Em dezembro de 1847, Anita partiu em mais uma jornada, dessa vez em direção à Itália, acompanhada dos filhos. Lá ela se instalou em Nizza (atual Nice) com a sogra, Rosa Raimondi, enquanto Garibaldi abraçava as campanhas pela unificação da Itália e instauração de uma República. Neste momento, com o amparo de Rosa, Anita não permaneceu espectadora e, a exemplo do que tinha feito durante os combates Farroupilhas, acompanhou Garibaldi em mais de uma ocasião. Em 1849, grávida do quinto filho, ela foi ao encontro dele durante o cerco de Roma. Ali, “vestida de homem” nas palavras dele, Anita o apoiou e depois seguiu com os revolucionários quando Garibaldi e seus partidários partiram em retirada perseguidos por franceses e austríacos. Foi durante esta jornada que sua saúde se deteriorou e ela veio a falecer no dia 4 de agosto em Madriole, onde foi enterrada às pressas devido à fuga de Garibaldi e seus homens. Morreu jovem, presumivelmente não havia ainda completado 30 anos, depois de uma década de andanças e vida compartilhada com Giuseppe. Seus restos mortais permaneceram ali por cerca de 10 anos e depois passaram por diversos sepultamentos até suas cinzas serem finalmente depositadas em um monumento na Colina Gianicolo, em Roma, em 1932, onde permanecem até hoje.

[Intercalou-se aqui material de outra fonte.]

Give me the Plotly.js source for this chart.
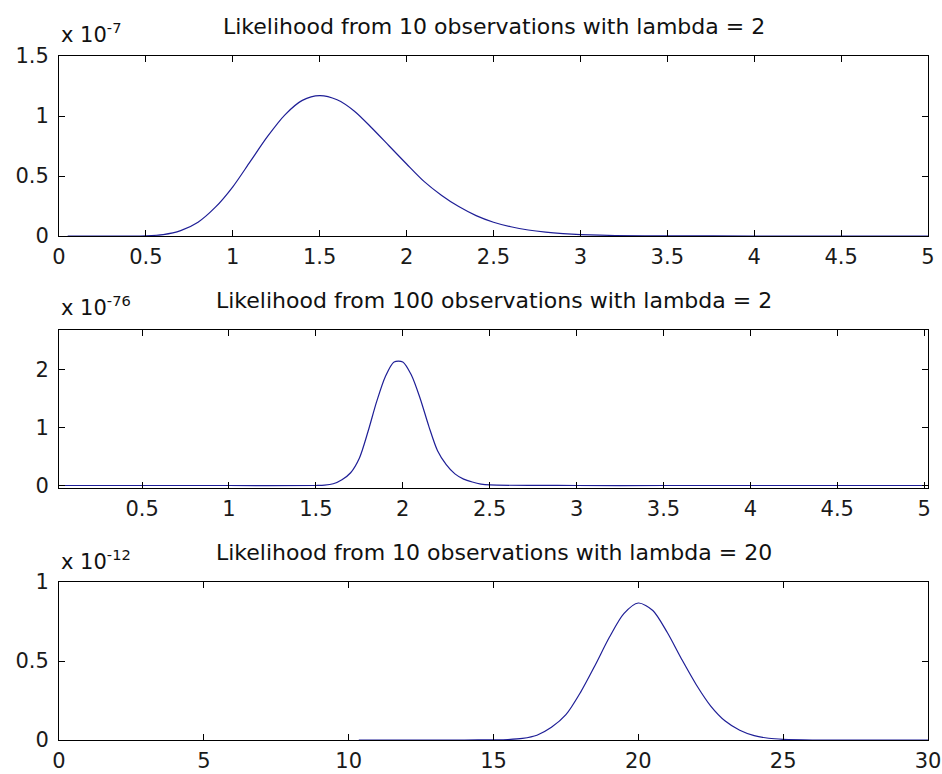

“Onde conheci a grandeza da minha falta? – Na embocadura do Cambriu no dia em que esperando disputá-la à morte, lhe apertava convulsivamente o pulso para contar as suas últimas pulsações, absorvendo o seu alento fugitivo... Beijava os seus lábios moribundos, e apertava nos meus braços um cadáver, chorando lágrimas de desesperação.”

Logo depois, quando Garibaldi iniciou o rascunho de suas aventuras, a Anita heroína de dois mundos começou a tomar forma. Com o advento da República no Brasil, ela adentrou o panteão de heróis nacionais e os romances e biografias posteriores exultaram o caráter revolucionário de sua vida, elevando-a, junto com Garibaldi, ao status de símbolos da luta pela liberdade dos povos. Se ela foi apenas uma mulher comum colocada dentro de uma situação extraordinária ou uma amazona mitológica de espada em punho, não é possível categorizar e talvez pouco importe, afinal. Guerreira ou mãe, esposa ou libertária, mulher ou mito, são apenas alcunhas. A questão é que hoje Anita pode ser vista como uma metáfora representativa de força, livre arbítrio e vontade. O poder dela está na sua capacidade de inspirar mulheres do mundo todo a seguirem em frente a despeito das adversidades, das tristezas, das dificuldades e do imposto socialmente. Sua eternidade está na beleza de fazer-nos entender que, dentro de toda Ana Maria de Jesus, existe uma Anita capaz de absolutamente tudo, não importa o Tempo.